Starting from the top of the material, restate each line exactly until the line that contains "const yTickStep = 0.5;", which is also copied. Pictures are excluded.

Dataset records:
§
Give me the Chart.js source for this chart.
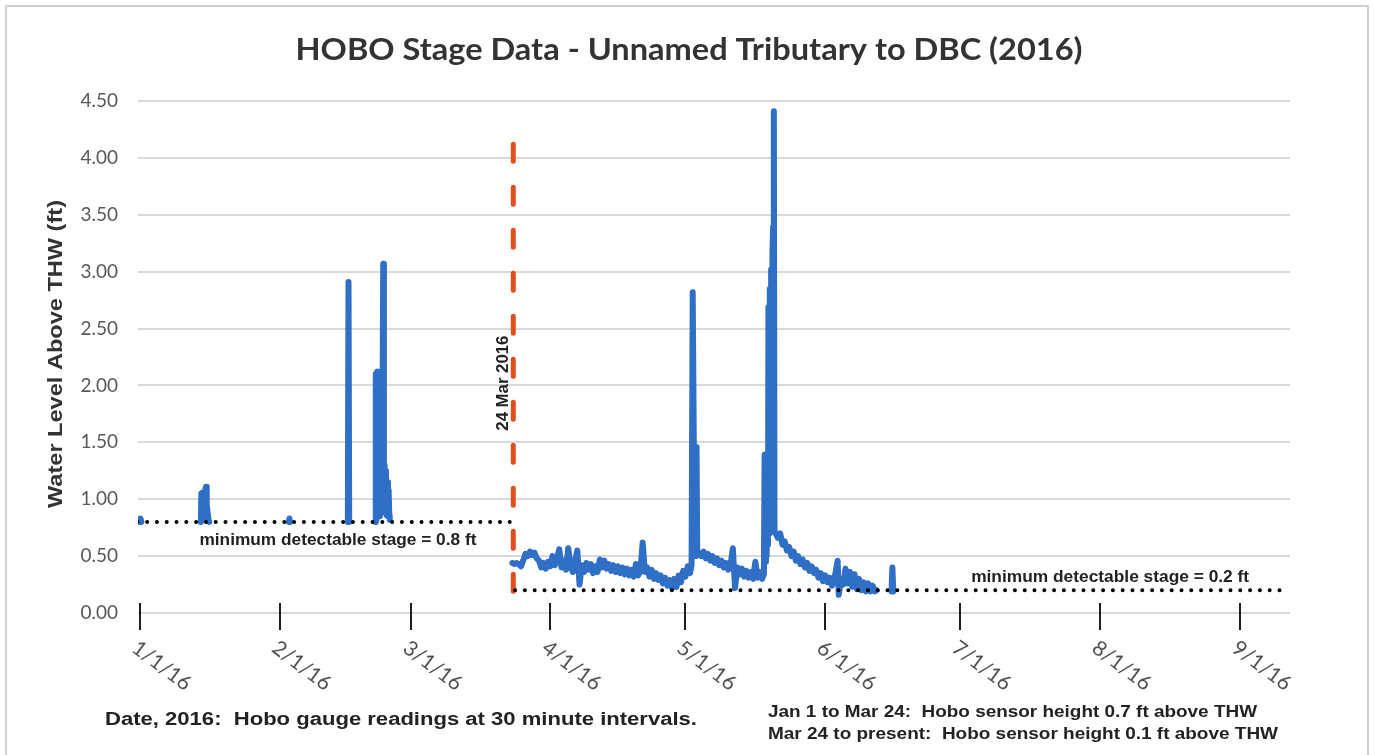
<!DOCTYPE html>
<html>
<head>
<meta charset="utf-8">
<title>HOBO Stage Data - Unnamed Tributary to DBC (2016)</title>
<script src="https://cdn.jsdelivr.net/npm/chart.js@4/dist/chart.umd.min.js"></script>
<style>
  html, body { margin: 0; padding: 0; background: #fff; overflow: hidden; }
  #wrap { position: relative; width: 1374px; height: 755px; }
</style>
</head>
<body>
<div id="wrap"><canvas id="stage" width="1374" height="755"></canvas></div>
<script>
// ---- axis content -------------------------------------------------------
// x values are days since 1 Jan 2016
const monthStartDays = [0, 31, 60, 91, 121, 152, 182, 213, 244];
const monthLabels = ['1/1/16', '2/1/16', '3/1/16', '4/1/16', '5/1/16', '6/1/16', '7/1/16', '8/1/16', '9/1/16'];
const yTickStep = 0.5;

// ---- stage readings [day, ft]; null = below detection, no line ----------
// sensor at 0.7 ft above THW (only readings above 0.8 ft register)
const earlyReadings = [
  [-0.1, 0.80], [0.1, 0.83], [0.3, 0.80], [0.35, null],
  [13.5, 0.80], [13.6, 1.05], [13.75, 0.82], [13.9, 1.06], [14.05, 0.85], [14.2, 1.04], [14.35, 0.88],
  [14.5, 1.09], [14.65, 1.11], [14.8, 0.95], [15.0, 0.88], [15.2, 0.82], [15.35, 0.80], [15.4, null],
  [33.0, 0.80], [33.15, 0.83], [33.3, 0.80], [33.35, null],
  [46.1, 0.80], [46.25, 2.91], [46.4, 0.80], [46.45, null],
  [52.2, 0.80], [52.3, 2.10], [52.45, 0.82], [52.6, 2.12], [52.75, 0.85], [52.9, 2.12], [53.05, 0.85],
  [53.2, 2.10], [53.35, 0.88], [53.5, 2.05], [53.65, 0.90], [53.8, 1.90], [53.95, 3.07], [54.1, 0.90],
  [54.25, 1.30], [54.4, 0.88], [54.55, 1.25], [54.7, 0.86], [54.85, 1.15], [55.0, 0.85], [55.15, 1.08],
  [55.3, 0.85], [55.4, 0.82], [55.5, null]
];

// sensor lowered to 0.1 ft above THW on 24 Mar
const lateReadings = [
  [82.6, 0.44], [83.0, 0.43], [83.5, 0.44], [84.0, 0.43], [84.5, 0.41], [85.0, 0.46], [85.5, 0.52],
  [86.0, 0.50], [86.5, 0.54], [87.0, 0.51], [87.5, 0.53], [88.0, 0.48], [88.5, 0.46], [89.0, 0.40],
  [89.5, 0.44], [90.0, 0.39], [90.5, 0.45], [91.0, 0.41], [91.5, 0.50], [92.0, 0.42], [92.5, 0.48],
  [93.0, 0.56], [93.5, 0.40], [94.0, 0.46], [94.5, 0.38], [95.0, 0.57], [95.5, 0.42], [96.0, 0.36],
  [96.5, 0.45], [97.0, 0.55], [97.5, 0.25], [98.0, 0.42], [98.5, 0.36], [99.0, 0.44], [99.5, 0.38],
  [100.0, 0.43], [100.5, 0.35], [101.0, 0.41], [101.5, 0.36], [102.0, 0.47], [102.5, 0.40], [103.0, 0.46],
  [103.5, 0.39], [104.0, 0.43], [104.5, 0.37], [105.0, 0.42], [105.5, 0.36], [106.0, 0.41], [106.5, 0.35],
  [107.0, 0.40], [107.5, 0.34], [108.0, 0.39], [108.5, 0.33], [109.0, 0.38], [109.5, 0.32], [110.0, 0.43],
  [110.5, 0.33], [111.0, 0.37], [111.5, 0.62], [112.0, 0.36], [112.5, 0.40], [113.0, 0.32], [113.5, 0.38],
  [114.0, 0.30], [114.5, 0.35], [115.0, 0.29], [115.5, 0.33], [116.0, 0.26], [116.5, 0.31], [117.0, 0.24],
  [117.5, 0.29], [118.0, 0.22], [118.5, 0.30], [119.0, 0.23], [119.5, 0.33], [120.0, 0.27], [120.5, 0.37],
  [121.0, 0.32], [121.5, 0.41], [122.0, 0.35], [122.35, 0.42], [122.6, 2.82], [122.85, 1.46], [123.0, 0.50],
  [123.15, 1.46], [123.3, 0.50], [123.45, 1.46], [123.6, 0.55], [124.0, 0.52], [124.5, 0.50], [125.0, 0.54],
  [125.5, 0.48], [126.0, 0.52], [126.5, 0.46], [127.0, 0.50], [127.5, 0.44], [128.0, 0.48], [128.5, 0.42],
  [129.0, 0.46], [129.5, 0.40], [130.0, 0.44], [130.5, 0.38], [131.0, 0.42], [131.5, 0.57], [132.0, 0.22],
  [132.5, 0.40], [133.0, 0.34], [133.5, 0.39], [134.0, 0.32], [134.5, 0.37], [135.0, 0.31], [135.5, 0.36],
  [136.0, 0.30], [136.5, 0.45], [137.0, 0.31], [137.5, 0.36], [138.0, 0.30], [138.4, 0.34], [138.55, 1.39],
  [138.7, 0.45], [138.85, 1.39], [139.0, 0.50], [139.15, 1.39], [139.3, 0.60], [139.4, 2.69], [139.55, 0.70],
  [139.7, 2.85], [139.85, 0.72], [140.0, 3.02], [140.15, 0.75], [140.3, 3.19], [140.45, 3.40], [140.6, 4.41],
  [140.75, 0.72], [141.0, 0.70], [141.5, 0.66], [142.0, 0.70], [142.5, 0.60], [143.0, 0.63], [143.5, 0.55],
  [144.0, 0.58], [144.5, 0.50], [145.0, 0.54], [145.5, 0.46], [146.0, 0.50], [146.5, 0.43], [147.0, 0.47],
  [147.5, 0.40], [148.0, 0.44], [148.5, 0.37], [149.0, 0.41], [149.5, 0.35], [150.0, 0.38], [150.5, 0.31],
  [151.0, 0.35], [151.5, 0.28], [152.0, 0.33], [152.5, 0.27], [153.0, 0.31], [153.5, 0.24], [154.0, 0.29],
  [154.75, 0.46], [155.0, 0.16], [155.5, 0.30], [156.0, 0.25], [156.5, 0.39], [157.0, 0.26], [157.5, 0.36],
  [158.0, 0.23], [158.5, 0.34], [159.0, 0.21], [159.5, 0.30], [160.0, 0.20], [160.5, 0.27], [161.0, 0.19],
  [161.5, 0.26], [162.0, 0.19], [162.5, 0.24], [163.0, 0.19], [163.4, 0.20], [163.5, null],
  [166.7, 0.19], [166.9, 0.40], [167.1, 0.19]
];

// minimum detectable stage: [from day, to day, ft]
const detectionFloors = [
  [-0.6, 82.2, 0.8],
  [83.2, 254.6, 0.2]
];

// sensor relocation marker: [day, top ft, bottom ft]
const sensorMove = [82.8, 4.12, 0.14];

const titleText = 'HOBO Stage Data - Unnamed Tributary to DBC (2016)';
const yTitleText = 'Water Level Above THW (ft)';
const moveLabel = '24 Mar 2016';
const floorLabels = ['minimum detectable stage = 0.8 ft', 'minimum detectable stage = 0.2 ft'];
const footLeft = 'Date, 2016:  Hobo gauge readings at 30 minute intervals.';
const footRight = [
  'Jan 1 to Mar 24:  Hobo sensor height 0.7 ft above THW',
  'Mar 24 to present:  Hobo sensor height 0.1 ft above THW'
];

// ---- helpers --------------------------------------------------------------
const toPoints = rows => rows.map(([d, ft]) => ({ x: d, y: ft }));

const BLUE = '#2f6fc6';
const RED = '#e04f1d';
const SANS = '"Liberation Sans", Arial, sans-serif';
const HUMAN = 'Lato, "Open Sans", sans-serif';

// draw text squeezed or stretched horizontally to a set run length
function fitText(ctx, text, x, y, runWidth, align) {
  const w = ctx.measureText(text).width;
  const s = runWidth / w;
  ctx.save();
  ctx.translate(x, y);
  ctx.scale(s, 1);
  ctx.textAlign = align;
  ctx.fillText(text, 0, 0);
  ctx.restore();
}

// frame, titles, month ticks and notes
const decorations = {
  id: 'decorations',
  beforeDraw(chart) {
    const { ctx, width, height } = chart;
    ctx.save();
    ctx.fillStyle = '#ffffff';
    ctx.fillRect(0, 0, width, height);
    ctx.strokeStyle = '#cfcfcf';
    ctx.lineWidth = 2;
    ctx.strokeRect(6, 6, width - 12, height + 20);
    ctx.restore();
  },
  afterDraw(chart) {
    const { ctx } = chart;
    const xs = chart.scales.x, ys = chart.scales.y;
    const y0 = ys.getPixelForValue(0);
    ctx.save();
    ctx.textBaseline = 'middle';

    // chart title
    ctx.fillStyle = '#333333';
    ctx.font = 'bold 31px ' + HUMAN;
    fitText(ctx, titleText, 689, 50, 787, 'center');

    // y axis title
    ctx.save();
    ctx.translate(56, 354);
    ctx.rotate(-Math.PI / 2);
    ctx.font = 'bold 21px ' + SANS;
    fitText(ctx, yTitleText, 0, 0, 308, 'center');
    ctx.restore();

    // month tick marks crossing the zero line, with slanted labels
    monthStartDays.forEach((d, i) => {
      const px = Math.round(xs.getPixelForValue(d));
      ctx.strokeStyle = '#1e1e1e';
      ctx.lineWidth = 2;
      ctx.beginPath();
      ctx.moveTo(px, y0 - 10);
      ctx.lineTo(px, y0 + 17);
      ctx.stroke();
      ctx.save();
      ctx.translate(px + 1, y0 + 24);
      ctx.rotate(37 * Math.PI / 180);
      ctx.font = '21px ' + HUMAN;
      ctx.fillStyle = '#505050';
      ctx.textAlign = 'left';
      ctx.textBaseline = 'top';
      ctx.fillText(monthLabels[i], 0, 0);
      ctx.restore();
    });

    // detection floor notes
    ctx.fillStyle = '#222222';
    ctx.font = 'bold 16px ' + SANS;
    fitText(ctx, floorLabels[0], xs.getPixelForValue(43.9), ys.getPixelForValue(detectionFloors[0][2]) + 19, 277, 'center');
    fitText(ctx, floorLabels[1], xs.getPixelForValue(215.2), ys.getPixelForValue(detectionFloors[1][2]) - 13, 278, 'center');

    // relocation date, written up the dashed marker
    ctx.save();
    ctx.translate(xs.getPixelForValue(sensorMove[0]) - 10, ys.getPixelForValue(2.02));
    ctx.rotate(-Math.PI / 2);
    ctx.font = 'bold 16px ' + SANS;
    fitText(ctx, moveLabel, 0, 0, 95, 'center');
    ctx.restore();

    // footnotes
    ctx.font = 'bold 18px ' + SANS;
    fitText(ctx, footLeft, 105, 720, 592, 'left');
    ctx.font = 'bold 17px ' + SANS;
    fitText(ctx, footRight[0], 768, 712, 489, 'left');
    fitText(ctx, footRight[1], 768, 734, 510, 'left');

    ctx.restore();
  }
};

new Chart(document.getElementById('stage'), {
  type: 'line',
  data: {
    datasets: [
      {
        label: 'Min. detectable 0.8 ft',
        data: toPoints([[detectionFloors[0][0], detectionFloors[0][2]], [detectionFloors[0][1], detectionFloors[0][2]]]),
        borderColor: '#000000', borderWidth: 4, borderDash: [0, 9.8], borderCapStyle: 'round',
        pointRadius: 0, order: 0
      },
      {
        label: 'Min. detectable 0.2 ft',
        data: toPoints([[detectionFloors[1][0], detectionFloors[1][2]], [detectionFloors[1][1], detectionFloors[1][2]]]),
        borderColor: '#000000', borderWidth: 4, borderDash: [0, 9.8], borderCapStyle: 'round',
        pointRadius: 0, order: 0
      },
      {
        label: 'Sensor moved',
        data: toPoints([[sensorMove[0], sensorMove[1]], [sensorMove[0], sensorMove[2]]]),
        borderColor: RED, borderWidth: 5, borderDash: [17, 26], borderCapStyle: 'round',
        pointRadius: 0, order: 1
      },
      {
        label: 'Stage',
        data: toPoints(earlyReadings.concat(lateReadings)),
        borderColor: BLUE, borderWidth: 6, borderJoinStyle: 'round', borderCapStyle: 'round',
        pointRadius: 0, tension: 0, spanGaps: false, order: 2
      }
    ]
  },
  options: {
    responsive: false,
    animation: false,
    events: [],
    layout: { padding: { top: 101, right: 84, bottom: 0, left: 0 } },
    plugins: { legend: { display: false }, title: { display: false }, tooltip: { enabled: false } },
    scales: {
      x: {
        type: 'linear',
        min: -0.45,
        max: 255.1,
        afterBuildTicks: s => { s.ticks = monthStartDays.map(v => ({ value: v })); },
        afterFit: s => { s.height = 142; },
        ticks: { display: false },
        grid: { display: false },
        border: { display: false }
      },
      y: {
        min: 0,
        max: 4.5,
        afterFit: s => { s.width = 138; },
        ticks: {
          stepSize: yTickStep,
          padding: 20,
          color: '#595959',
          font: { family: HUMAN, size: 19 },
          callback: v => Number(v).toFixed(2)
        },
        grid: { color: '#d9d9d9', lineWidth: 2, drawTicks: false },
        border: { display: false }
      }
    }
  },
  plugins: [decorations]
});
</script>
</body>
</html>
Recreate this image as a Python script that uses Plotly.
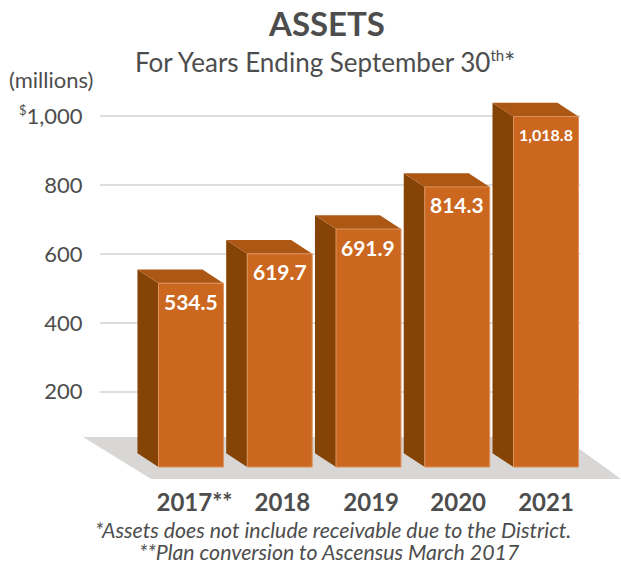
import plotly.graph_objects as go

years = ["2017**", "2018", "2019", "2020", "2021"]
assets = [534.5, 619.7, 691.9, 814.3, 1018.8]
value_labels = ["534.5", "619.7", "691.9", "814.3", "1,018.8"]
label_sizes = [21, 21, 21, 21, 16]
y_ticks = [200, 400, 600, 800, 1000]
y_tick_labels = ["200", "400", "600", "800",
                 "<sup><span style='font-size:13px'>$</span></sup>1,000"]
x_tick_nudge = [0.04, 0.03, 0.03, 0.01, 0.0]

FRONT = "#CB671F"
SIDE = "#854305"
TOP = "#AD5715"
TEXT = "#4D4D4D"
BASE = -19      # front of the bars stands a little below the back wall zero
BAR_W = 0.732
DEPTH_X = 0.237
DEPTH_Y = 40

# plot area in page pixels
PLOT_L, PLOT_R, PLOT_T, PLOT_B = 100, 580, 90, 470


def paper_x(px):
    return (px - PLOT_L) / (PLOT_R - PLOT_L)


def paper_y(py):
    return (PLOT_B - py) / (PLOT_B - PLOT_T)


fig = go.Figure()

xs = list(range(len(assets)))

# front faces
fig.add_trace(go.Bar(
    x=xs,
    y=assets,
    base=BASE,
    width=BAR_W,
    marker=dict(color=FRONT, line=dict(color="#DC9360", width=1)),
    hoverinfo="skip",
))

# floor, then side and top faces of the bars
shapes = [dict(
    type="path", xref="paper", yref="paper", layer="below",
    path=f"M {paper_x(83)} {paper_y(437)} L {paper_x(563)} {paper_y(437)} "
         f"L {paper_x(621)} {paper_y(479)} L {paper_x(151)} {paper_y(479)} Z",
    fillcolor="#D9D7D5", line=dict(width=0),
)]
for x, v in zip(xs, assets):
    left = x - BAR_W / 2
    right = x + BAR_W / 2
    top = v + BASE
    shapes.append(dict(
        type="path", layer="between", fillcolor=SIDE, line=dict(width=0),
        path=f"M {left} {BASE} L {left - DEPTH_X} {BASE + DEPTH_Y} "
             f"L {left - DEPTH_X} {top + DEPTH_Y} L {left} {top} Z",
    ))
    shapes.append(dict(
        type="path", layer="between", fillcolor=TOP, line=dict(width=0),
        path=f"M {left} {top} L {left - DEPTH_X} {top + DEPTH_Y} "
             f"L {right - DEPTH_X} {top + DEPTH_Y} L {right} {top} Z",
    ))

annotations = []
for x, v, t, s in zip(xs, assets, value_labels, label_sizes):
    annotations.append(dict(
        x=x, y=v + BASE, yshift=-18, text=t, showarrow=False,
        font=dict(family="Lato", size=s, color="white", weight="bold"),
    ))


def page_text(text, px, py, size, bold=False, italic=False):
    annotations.append(dict(
        xref="paper", yref="paper",
        x=paper_x(px), y=paper_y(py),
        xanchor="center", yanchor="middle",
        text=text, showarrow=False,
        font=dict(family="Lato", size=size, color=TEXT,
                  weight="bold" if bold else "normal",
                  style="italic" if italic else "normal"),
    ))


page_text("ASSETS", 326, 23, 33, bold=True)
page_text("For Years Ending September 30<sup><span style='font-size:15px'>th</span></sup>*",
          325, 62, 26)
page_text("(millions)", 51, 79, 22)
page_text("*Assets does not include receivable due to the District.", 333, 530, 21.3, italic=True)
page_text("**Plan conversion to Ascensus March 2017", 329, 551.5, 21.3, italic=True)

fig.update_layout(
    width=621,
    height=565,
    margin=dict(l=PLOT_L, r=621 - PLOT_R, t=PLOT_T, b=565 - PLOT_B),
    paper_bgcolor="white",
    plot_bgcolor="white",
    showlegend=False,
    shapes=shapes,
    annotations=annotations,
    xaxis=dict(
        range=[-1.025, 4.383],
        tickvals=[x + d for x, d in zip(xs, x_tick_nudge)],
        ticktext=years,
        ticks="outside", ticklen=11, tickcolor="rgba(0,0,0,0)",
        tickfont=dict(family="Lato", size=24, color=TEXT, weight="bold"),
        showgrid=False, zeroline=False, showline=False,
    ),
    yaxis=dict(
        range=[-27.6, 1077],
        tickvals=y_ticks,
        ticktext=y_tick_labels,
        ticks="outside", ticklen=12, tickcolor="rgba(0,0,0,0)",
        tickfont=dict(family="Lato", size=22, color=TEXT),
        gridcolor="#DEDEDE", gridwidth=1.5,
        zeroline=False, showline=False,
    ),
)

fig.write_html("out.html", config={"displayModeBar": False},
               post_script="document.body.style.margin='0';")
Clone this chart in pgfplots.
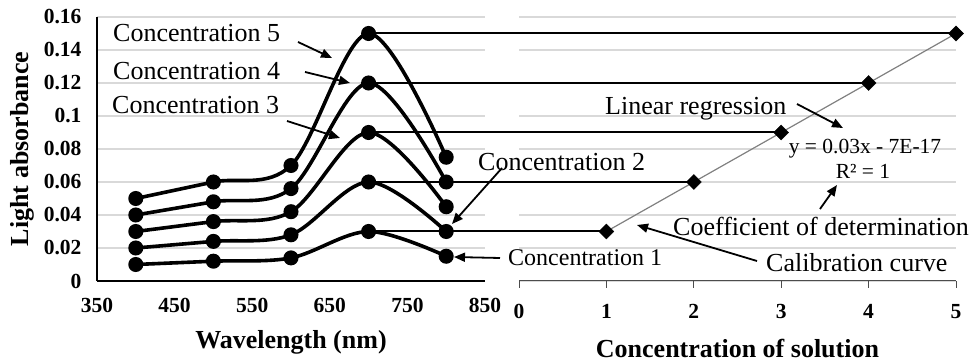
§
◆ Task response:
Give me the Chart.js source for this chart.
<!DOCTYPE html>
<html>
<head>
<meta charset="utf-8">
<title>HOBO Stage Data - Unnamed Tributary to DBC (2016)</title>
<script src="https://cdn.jsdelivr.net/npm/chart.js@4/dist/chart.umd.min.js"></script>
<style>
  html, body { margin: 0; padding: 0; background: #fff; overflow: hidden; }
  #wrap { position: relative; width: 1374px; height: 755px; }
</style>
</head>
<body>
<div id="wrap"><canvas id="stage" width="1374" height="755"></canvas></div>
<script>
// ---- axis content -------------------------------------------------------
// x values are days since 1 Jan 2016
const monthStartDays = [0, 31, 60, 91, 121, 152, 182, 213, 244];
const monthLabels = ['1/1/16', '2/1/16', '3/1/16', '4/1/16', '5/1/16', '6/1/16', '7/1/16', '8/1/16', '9/1/16'];
const yTickStep = 0.5;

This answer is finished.